David Hockney’s ‘Grimm’ visions

For a museum to land an exhibition of works by David Hockney is a great story. When the subject is fairy tales, as with the Sonoma Valley Museum of Art’s upcoming “Six Tales from the Brothers Grimm: Original Etchings by David Hockney,” it becomes almost magical.

“Fairy tales do come true,” said Kate Eilertsen, the Museum’s executive director. “To have such a highly regarded modern artist in our museum is a great privilege.”

The Hockney exhibition features 39 black-and-white etchings, works that take a contemporary, quirky approach to the Brothers’ often-grim stories. The show opens with a special members’ preview on Friday evening, June 3.

“I’ve always been fascinated by him,” Eilertsen said. “He does so many different things. I love that.”

Hockney, an Englishman, is perhaps best known for his Los Angeles look of the Pop Art era – the vividly realized swimming pools and buildings exposed by harsh sunlight.

As his subjects and interests evolve, Hockney continues to be relevant as a painter, draftsman and master printmaker. He has worked in photography, and designed sets for major opera productions; of late, he’s even used his iPhone to create digital drawings.

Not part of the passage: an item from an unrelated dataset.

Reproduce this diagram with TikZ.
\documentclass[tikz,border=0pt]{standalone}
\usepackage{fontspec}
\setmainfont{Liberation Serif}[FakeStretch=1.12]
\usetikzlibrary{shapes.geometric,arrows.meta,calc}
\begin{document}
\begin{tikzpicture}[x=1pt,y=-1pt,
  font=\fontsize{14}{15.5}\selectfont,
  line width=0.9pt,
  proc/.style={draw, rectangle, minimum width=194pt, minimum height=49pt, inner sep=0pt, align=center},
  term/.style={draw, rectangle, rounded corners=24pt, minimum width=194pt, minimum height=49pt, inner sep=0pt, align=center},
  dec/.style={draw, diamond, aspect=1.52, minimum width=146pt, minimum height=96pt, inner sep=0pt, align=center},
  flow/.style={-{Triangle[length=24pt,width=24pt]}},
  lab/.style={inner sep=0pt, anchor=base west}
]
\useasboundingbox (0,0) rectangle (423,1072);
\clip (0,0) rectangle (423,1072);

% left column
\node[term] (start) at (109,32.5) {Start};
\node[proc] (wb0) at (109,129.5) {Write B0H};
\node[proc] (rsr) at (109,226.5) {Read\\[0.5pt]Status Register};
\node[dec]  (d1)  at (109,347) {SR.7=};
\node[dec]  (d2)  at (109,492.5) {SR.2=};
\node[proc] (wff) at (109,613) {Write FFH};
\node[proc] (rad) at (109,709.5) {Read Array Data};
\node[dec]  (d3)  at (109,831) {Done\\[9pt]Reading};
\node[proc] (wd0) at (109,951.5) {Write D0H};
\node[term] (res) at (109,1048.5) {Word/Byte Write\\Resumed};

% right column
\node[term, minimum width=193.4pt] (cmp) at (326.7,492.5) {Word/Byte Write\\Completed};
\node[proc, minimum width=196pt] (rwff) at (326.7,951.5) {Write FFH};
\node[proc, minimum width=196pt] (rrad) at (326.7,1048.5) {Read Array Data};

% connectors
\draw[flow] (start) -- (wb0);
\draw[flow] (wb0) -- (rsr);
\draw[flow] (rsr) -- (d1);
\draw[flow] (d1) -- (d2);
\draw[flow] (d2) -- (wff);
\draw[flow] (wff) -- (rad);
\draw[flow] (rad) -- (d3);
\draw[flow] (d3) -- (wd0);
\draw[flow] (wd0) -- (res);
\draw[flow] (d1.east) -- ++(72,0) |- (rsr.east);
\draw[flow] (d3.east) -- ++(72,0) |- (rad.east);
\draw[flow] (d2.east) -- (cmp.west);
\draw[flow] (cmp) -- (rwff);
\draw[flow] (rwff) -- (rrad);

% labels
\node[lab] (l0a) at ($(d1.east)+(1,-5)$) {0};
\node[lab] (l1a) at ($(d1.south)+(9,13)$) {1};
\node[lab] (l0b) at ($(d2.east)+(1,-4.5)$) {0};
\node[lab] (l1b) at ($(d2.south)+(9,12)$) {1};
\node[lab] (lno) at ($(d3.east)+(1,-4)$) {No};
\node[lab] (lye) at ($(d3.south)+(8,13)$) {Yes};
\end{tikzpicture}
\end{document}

According to Robert Flynn Johnson, curator emeritus, Fine Arts Museums of San Francisco, Hockney had always loved Grimm’s Fairy Tales and had read all 220 of them.

“The stories really are quite mad, when you think of it,” Hockney said.

“They’re fascinating little stories, told in a very simple, direct and straightforward
language and style,” he said. “It was their simplicity that attracted me. They cover quite a strange range of experience from the magical to the moral.”

In 1969 he decided to make his own images to accompany the tales. Rather than illustrating the stories literally, he chose vivid images to express a mood or detail.

Hockney especially enjoyed the elements of magic in the tales, Johnson said, and his images focus on his imaginative response to the descriptions in the text. They are more than simply illustrations, said Johnson, who curated the show for Landau Traveling Exhibitions, they stand on their own as images, independent of the stories.

“These etchings turned out to be some of my most well-known works,” Hockney said of the collection.

The etching and printmaking skills were honed early in his career while studying art in London. “I started doing graphic work in 1961 because I’d run out of money and I couldn’t buy paint, and in the graphic department they gave you materials for free.”

By the early 1960s, Johnson said, Hockney’s style had progressed into a form of representational art that was very much his own, emphasizing strong draftsmanship and often bold use of color.

Hockney again lives in England but maintains a house and studio in Los Angeles, where he relocated to in 1964. The setting was an inspiration. “Everything everyone else took for granted, Hockney saw as new, fresh, and exotic,” Johnson said.

That kind of curiosity has fueled a prodigious career. As Johsnon said, “David Hockney is truly a Renaissance man in an increasingly anti-intellectual era.”

The exhibitions “Six Tales from the Brothers Grimm: Original Etchings by David Hockney” and “Rebound – a Survey of Contemporary California Artists’ Books” will be at the Sonoma Valley Museum of Art, 551 Broadway, from June 4 to August 28. There will be a Members’ Opening Reception on Friday, June 3 from 6 to 8 p.m. Regular gallery hours are Wed. through Sun. 11 a.m. to 5 p.m. 939.7862. Svma.org.

The Sonoma Valley Museum of Art exhibition includes “The Boy Hidden In A Fish” c. David Hockney.